We have heard so many cases where a corporate human resources team was complicit in saving a man in power, where a woman felt victimized for voicing a complaint. In some cases, women even lost their jobs or were forced to resign as a result. Firms must empower their Internal Complaints Committees — every office in India is legally required to have one — against sexual harassment in organizations and give autonomy to it. Women have to be made a crucial part of these committees. And every single complaint filed since these committees were instituted should be taken seriously and investigated. Companies have to ensure more women are in positions of power. That would make #MeTooIndia more sustainable, emboldening more women to come forward against cases of sexual assault.
Last year, when 24-year old student Raya Sarkar posted a list of sexual harassers on her Facebook page, naming various academics, it created a furor. In fact, Sarkar’s list, aka the LoSHA (List of Sexual Harassers in Academia) is credited for starting the national conversation, even though at the time she faced some backlash. Sarkar had named 75 professors in 31 institutes in the list. We could have moved so far ahead in this battle for equality if, last year, Indian educational institutes would have acted on sexual harassment allegations against academicians.

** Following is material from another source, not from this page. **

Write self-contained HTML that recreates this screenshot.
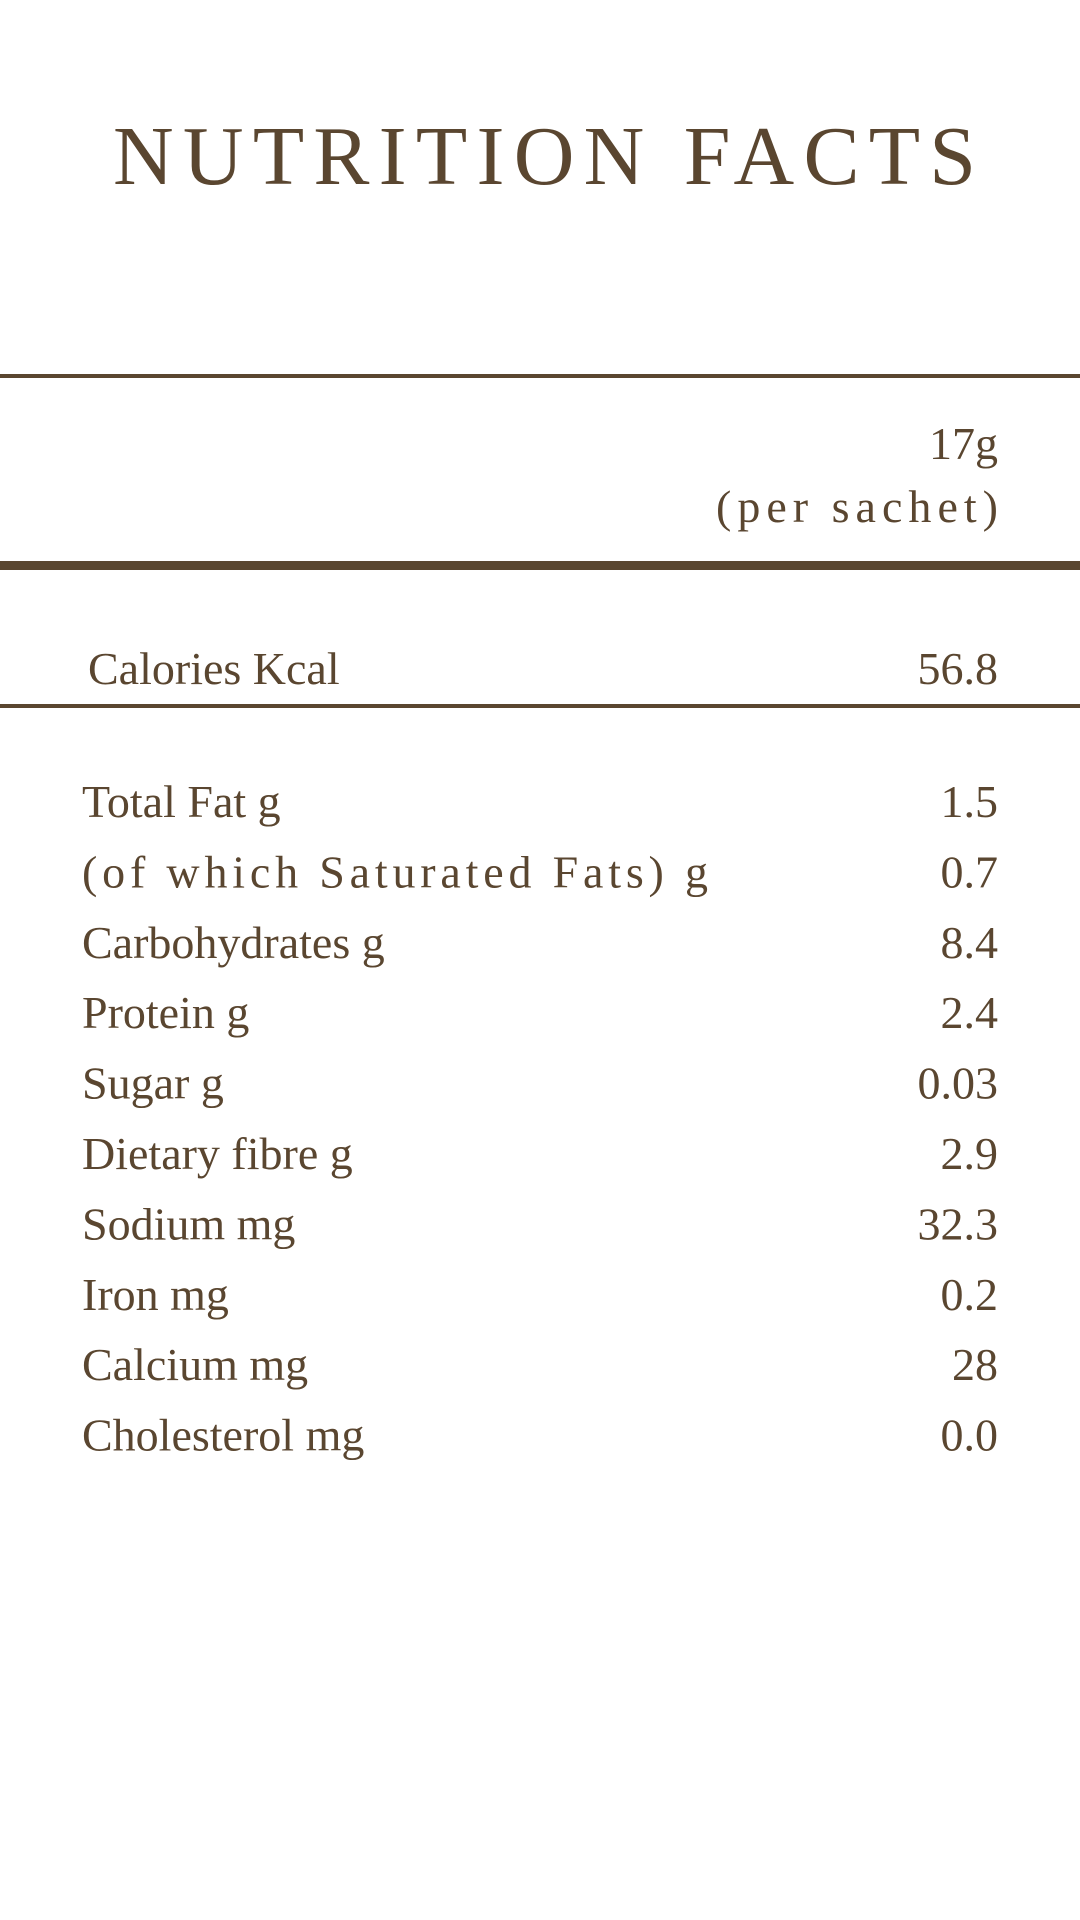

To understand the reasons behind #MeToo in India, we have to understand the factors responsible for such an outpouring. In some parts of India, so-called “honor killings” — where families kill women if they enter into a relationship with men belonging to different castes or religions — are still a reality. As many as 251 were killed in honor killings in 2015, a horrifying 796 percent increase from the year before. Rape survivors are shamed and forced into silence; sexual harassment is rampant and women have been taught to believe that it is their shame to carry. Harini Calamur, founder of media firm Vipra, says, “India is not just one thing. You also have a very modern India.” So-called modernized women came out with their #MeToo stories and opened conversations with other women, she says. They reached out to their counterparts “who are not modern, not elite, to tell them what consent means, that a touch without permission is fundamentally wrong.”
The next step? Making the #MeToo movement more inclusive and sustainable will require providing a platform for women from traditionally marginalized communities. This begins with outreach. Those who don’t have access to social media should be able to go to local police stations and name men without having to worry about consequences. “Police have to be trained and sensitized, and more women have to be involved in the country’s law and order,” Calamur says. To prevent sexual harassment, she adds, schools, workplaces and labor markets have to be educated about consent.
But men also need to embrace change and educate themselves. “We take it for granted that boys whistle at girls, and mass media has normalized stalking.” Indian men, who have so far largely watched the country’s #MeToo movement from the sidelines, have to make an effort to stir their internalized ideas about gender and women’s rights. The burden of education should not just fall on women, Calamur says. Men need to question toxic misogynistic attitudes and internalized ideas of masculinity.
Correction: The original version of this article misspelled Utsav Chakraborty’s first name.